Having a powerful arm, notes senior quarterback Justin Worley, also boosts Ferguson's stature on the field as well.

"He's done a great job of getting in his playbook and starting to understand things. I mean, it's always hard coming in first year. You may not know the little things that go on at the next level, but he's done a great job of picking that up. He's got a big arm, I'll tell you that," said Worley, who's the elder statesman competing for the job but still trying to help his position peers. "He may not be the tallest guy or the strongest guy, but he's got a big arm for what he's showing. He's an exciting player. He's competitive, too. That's a big thing."

Even McNeil and the defensive players see Ferguson both feeding off of and growing from his competitive drive on the field.

"Just his ability to be a leader. (Ferguson) throws the ball pretty accurately," McNeil said. "He gets very frustrated when he throws an interception, but he tries to move past it and keep going."

Up next for Ferguson, and each of the other three combatants in the QB derby --- Worley, Nathan Peterman, Joshua Dobbs --- is a key session early Saturday morning.

"Well, continue to improve. Take care of the football. Now we add a whole other completely set of different installations. The install continues to grow. So now, you can't let the mind tie the feet up," Jones explained. "So now we add some more down and distance components. Today it was normal downs, first-and-10, second-and-8. Now you add in third down. You add in situational football. So the nuances of the game continue to expand as well. Not just with the installation but situational football. Formations, personnel groupings, different tempos of the offense. The volume continues to grow, so now the fundamentals, the small details. That has to become second nature. Everything continues to expand."

With a day-by-day approach, Ferguson believes he'll be ready.

"I'm just trying to get better every day, taking it one day at a time, learning from the other quarterbacks," Ferguson said. "We all learn from each other, so that's what we've been doing throughout all of camp and all through spring. …

"I'm just going out and being who I am, playing quarterback. Just working with my teammates every day and getting the chemistry down. And you know, just hoping for the best during spring and then going into the fall."


The absence of football pads did not detract from the physically demanding nature of Tennessee's practice Friday afternoon --- particularly for the Vols' offense. Justin Worley told that offensive coordinator Mike Bajakian had a shot-clock on his Vols' offense, and when they didn't get the play off before the buzzer sounded, it was charted.

By practice's end, Tennessee had enough "shot-clock" violations that offensive players were doing more than 100 pushups.

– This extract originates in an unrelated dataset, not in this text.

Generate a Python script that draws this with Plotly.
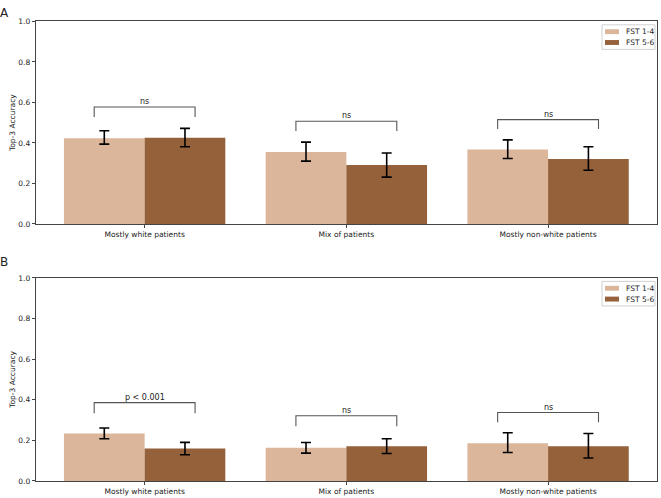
import plotly.graph_objects as go

categories = ["Mostly white patients", "Mix of patients", "Mostly non-white patients"]
series_names = ["FST 1-4", "FST 5-6"]

# Panel A
a_fst14 = [0.423, 0.355, 0.367]
a_fst14_hi = [0.460, 0.404, 0.415]
a_fst14_lo = [0.394, 0.310, 0.323]
a_fst56 = [0.425, 0.291, 0.321]
a_fst56_hi = [0.472, 0.350, 0.381]
a_fst56_lo = [0.381, 0.231, 0.265]
a_sig = ["ns", "ns", "ns"]
a_br_top = [0.577, 0.507, 0.515]
a_br_leg = [0.528, 0.459, 0.469]

# Panel B
b_fst14 = [0.234, 0.163, 0.186]
b_fst14_hi = [0.261, 0.189, 0.237]
b_fst14_lo = [0.208, 0.137, 0.140]
b_fst56 = [0.160, 0.171, 0.171]
b_fst56_hi = [0.190, 0.208, 0.234]
b_fst56_lo = [0.129, 0.135, 0.113]
b_sig = ["p < 0.001", "ns", "ns"]
b_br_top = [0.386, 0.321, 0.337]
b_br_leg = [0.334, 0.269, 0.289]

yticks = [0.0, 0.2, 0.4, 0.6, 0.8, 1.0]
colors = ["#dbb69a", "#95613b"]
FONT = "DejaVu Sans"

W, H = 661, 498
def py(px):
    return 1 - px / H
def pxx(px):
    return px / W

fig = go.Figure()

panels = [
    ("x", "y", [(a_fst14, a_fst14_hi, a_fst14_lo), (a_fst56, a_fst56_hi, a_fst56_lo)], a_sig, a_br_top, a_br_leg, 17.7),
    ("x2", "y2", [(b_fst14, b_fst14_hi, b_fst14_lo), (b_fst56, b_fst56_hi, b_fst56_lo)], b_sig, b_br_top, b_br_leg, 279),
]

shapes = []
annotations = []
for xa, ya, series, sig, btop, bleg, top_px in panels:
    for k, (vals, hi, lo) in enumerate(series):
        fig.add_trace(go.Bar(
            x=categories, y=vals, name=series_names[k], xaxis=xa, yaxis=ya,
            marker=dict(color=colors[k], line=dict(width=0)),
            offsetgroup=str(k), showlegend=False, hoverinfo="skip",
            error_y=dict(type="data", symmetric=False,
                         array=[h - v for h, v in zip(hi, vals)],
                         arrayminus=[v - l for v, l in zip(vals, lo)],
                         color="black", thickness=1.6, width=5),
        ))
    for i in range(len(categories)):
        path = f"M {i-0.25},{bleg[i]} L {i-0.25},{btop[i]} L {i+0.25},{btop[i]} L {i+0.25},{bleg[i]}"
        shapes.append(dict(type="path", path=path, xref=xa, yref=ya,
                           line=dict(color="#555555", width=1.1)))
        annotations.append(dict(x=i, y=btop[i], xref=xa, yref=ya, text=sig[i],
                                showarrow=False, yanchor="bottom", yshift=-1,
                                font=dict(size=8, color="#222", family=FONT)))
    # hand-drawn legend box (matplotlib style)
    lx0, lx1 = 602, 655
    ly0 = top_px + 3.5
    ly1 = ly0 + 25
    shapes.append(dict(type="rect", xref="paper", yref="paper",
                       x0=pxx(lx0), x1=pxx(lx1), y0=py(ly1), y1=py(ly0),
                       line=dict(color="#d0d0d0", width=1), fillcolor="rgba(255,255,255,0.8)"))
    for k, name in enumerate(series_names):
        cy = ly0 + 7 + k * 11
        shapes.append(dict(type="rect", xref="paper", yref="paper",
                           x0=pxx(605), x1=pxx(619), y0=py(cy + 2.5), y1=py(cy - 2.5),
                           line=dict(width=0), fillcolor=colors[k]))
        annotations.append(dict(x=pxx(624), y=py(cy), xref="paper", yref="paper",
                                text=name, showarrow=False, xanchor="left", yanchor="middle",
                                font=dict(size=7.5, color="#222", family=FONT)))

annotations.append(dict(x=pxx(-2), y=py(0), xref="paper", yref="paper", text="A",
                        showarrow=False, xanchor="left", yanchor="top",
                        font=dict(size=12, color="#222", family=FONT)))
annotations.append(dict(x=pxx(-2), y=py(254), xref="paper", yref="paper", text="B",
                        showarrow=False, xanchor="left", yanchor="top",
                        font=dict(size=12, color="#222", family=FONT)))

xdom = [35.7 / W, 657 / W]
axis_common = dict(showline=True, mirror=True, linecolor="#444444", linewidth=1,
                   showgrid=False, zeroline=False, ticks="outside", ticklen=3,
                   tickcolor="#444444", tickfont=dict(size=7.5, family=FONT, color="#222"))

yax = dict(axis_common, range=[0, 1], tickvals=yticks, tickformat=".1f",
           title=dict(text="Top-3 Accuracy", font=dict(size=7.5, family=FONT, color="#222"), standoff=1))
xax = dict(axis_common, type="category", range=[-0.54, 2.54])

fig.update_layout(
    width=W, height=H, margin=dict(l=0, r=0, t=0, b=0),
    paper_bgcolor="white", plot_bgcolor="white",
    barmode="group", bargap=0.2, bargroupgap=0,
    xaxis=dict(xax, domain=xdom, anchor="y"),
    yaxis=dict(yax, domain=[py(224), py(17.7)], anchor="x"),
    xaxis2=dict(xax, domain=xdom, anchor="y2"),
    yaxis2=dict(yax, domain=[py(485.7), py(279)], anchor="x2"),
    showlegend=False, hovermode=False,
    shapes=shapes, annotations=annotations,
    font=dict(family=FONT),
)

fig.write_html("out.html", config={"displayModeBar": False},
               post_script="document.body.style.margin='0px';document.body.style.overflow='hidden';")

"Coach Jake's been stressing playing fast, and when they did some self-evaluations over the offseason I think he would have liked us to have gone faster last year," Worley explained. "And he wants us to go fast, even faster than we've been going. So he puts a shot-clock on every snap and if we don't snap it within that time, they'll blow a siren. We keep playing, but that's just tallied up. Every siren. Or every time we don't get it off, that's 10 pushups after practice. We did over 100 pushups today."


Florida native Nathan Peterman knows what he's known for among Tennessee fans. The redshirt sophomore signal-caller was just 4 of 11 for 5 yards and 2 interceptions in his only start a year ago at Florida.

"It's a part of me honestly, whether it's good or not," Peterman said. "I have accepted it and said it's part of my testimony and it's part of what I have learned from. I think my character has been strengthened from it."

After the disaster in the swamp and the surgery on his broken thumb, Peterman admits there were times of doubt, but he feels that's behind him and he's prepared mentally and physically to compete for the starting job.

"Those six weeks in the cast, there was definitely a lot of time to think," said the 6-2, 221-pound redshirt sophomore quarterback. "I definitely went through a lot of stuff there, a 'find yourself' time. I think I have come back with a confident mentality and nothing has changed. I'm a fighter, and I'm going to go out there and try to prove that I'm willing and able to be here and that I can help this team."